If I haven’t said it a thousand and one times already, I’ll say it again. Paris is great. Has been great actually. But last Monday, I had a scare so great in a not-so-great way I swear I nearly needed to go for a heart bypass.
Went to the Palais Garnier on my own and I had such a great time there. The weather was fab, the place was amazing and I had grand plans to go shopping after.
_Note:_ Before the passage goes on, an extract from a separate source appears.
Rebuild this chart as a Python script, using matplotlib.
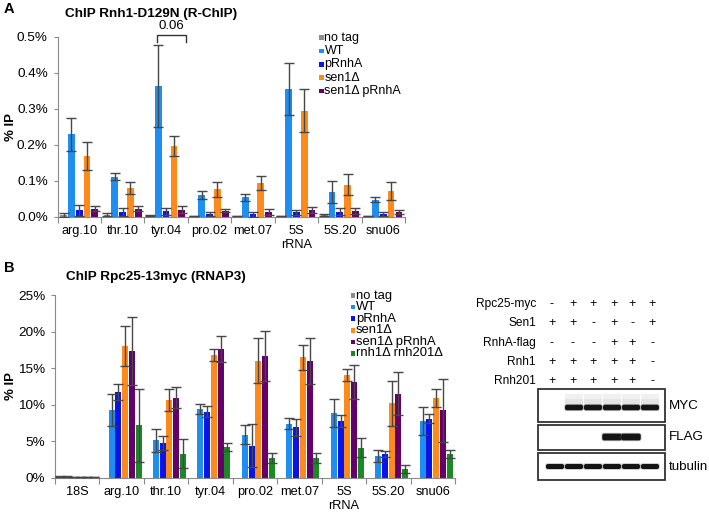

Then came that moment. I removed my jacket inside the opera house because it was warm and after exiting I felt chilly so I wanted to put it back on. I chose a spot a few steps away from the exit doors, turned my back towards the crowd and put my bag down on a pedestal right between my knees. I had my eyes on the bag the whole time. Well, except for that literal split-second where I couldn’t find my right arm hole for the life of me. Imagine this in super quick speed; eyes on bag, turns head slightly right to stick arm into jacket, turns back AND OH MY FUCKING GOD MY BAG WAS GONE.
I did a double take because it happened wayyyy toooooo fast and I didn’t even see anyone come behind me. Of course I panicked. Of the many things I’m known for, being calm is not one of my attributes.
My mind went blank and then it thankfully started working again. I quickly looked around and started asking no one but everyone in particular, “DID ANYONE SEE MY BAG?!”
One kind but not-so-kind lady (will explain in a bit why I’m a tad ungrateful to her) said in a way too calm voice as if it were none of her business, “two girls took your bag” in a matter-of-fact manner.
Me: “Where are they?!”
Her: *points in a general direction to the right* “There.”
Me: “WHERE?!?!” (Note that by now I’m in super panic mode because my passport, all my money, cards and mobile phone was in that bag. Now’s not the time to reprimand me not to put all my eggs in one basket, please.)
Her: *points again in that same general direction* “They crossed the road already.”
Me: “Thank you!” (I’m quite proud that despite the chaos I didn’t forget my manners. I’m sure my parents would be so proud.)
I dashed acrossed the road in the middle of nowhere, holding my arm out as I literally stopped traffic with my bare hand and reached the other side without getting killed. Halfway across, I turned back to the lady and gestured “where?” again to be sure I was in the correct general direction. Here’s the next problem. The street was too crowded. There were many groups of “two girls”. However, as I was dashing across the road, I happened to fix my eyes on two young adults who were behaving very suspiciously. They kept looking back and the moment they saw me chasing, they quickened their pace.
I took a gamble and managed to run after and grab hold of one of them, all the time demanding (like a broken record), “WHERE’S MY BAG?!?!?!”. Thief #1 left her accomplice in my clutches. Thief #2 kept pointing behind us (also in a non-specific direction) and kept repeating “There! There!”. I refused to let go until I scanned the area and saw my bag on the floor near a nearby bus stop. Of course my bag had the utmost priority so I let go of her. They must have dropped it after seeing me come after them. I unzipped my bag to check its contents and thank god everything was intact. Immediately after my heart started pounding furiously. Like I could feel it against my clothes.
Throughout this whole commotion, not one person helped me. They just stood around watching nonchalently as if I was filming a movie. Yes, I’m grateful the lady gave me a good lead but all this time, she just sat a few steps behind me watching them steal my bag without saying a word. True, it was not her business nor obligation to help, but couldn’t shouting a simple “Hey!” have helped? Either to scare the thieves or get my attention sooner.
I dare not imagine what would have happened if I was unsuccessful. Seeing how these French people are so unfeeling and cold, who would have been willing to lend me a phone to call for help? I know they sometimes border on being rude, but isn’t it natural human instinct to want to stop bad things from happening?
I have not told my parents because they might nag at me and force me on the next flight home. My two sisters joked that it’s a good thing I’ve started to go jogging. For me, it was a great lesson learnt. My bag now never leaves my body; not when I’m eating, not when I’m peeing and it stays under my jacket instead of over now.
I still shudder when I’m playing back that scene and say thank you a million times to whoever up there who was watching me. I’m also proud of myself that in a real time of crisis, the crying did not come and I was able to force my mind (and legs) to move. I did feel like crying after but more of relief.
Paris, I still love you but your people need to reflect a little more on themselves. The colder you are, the more infamous your city will get.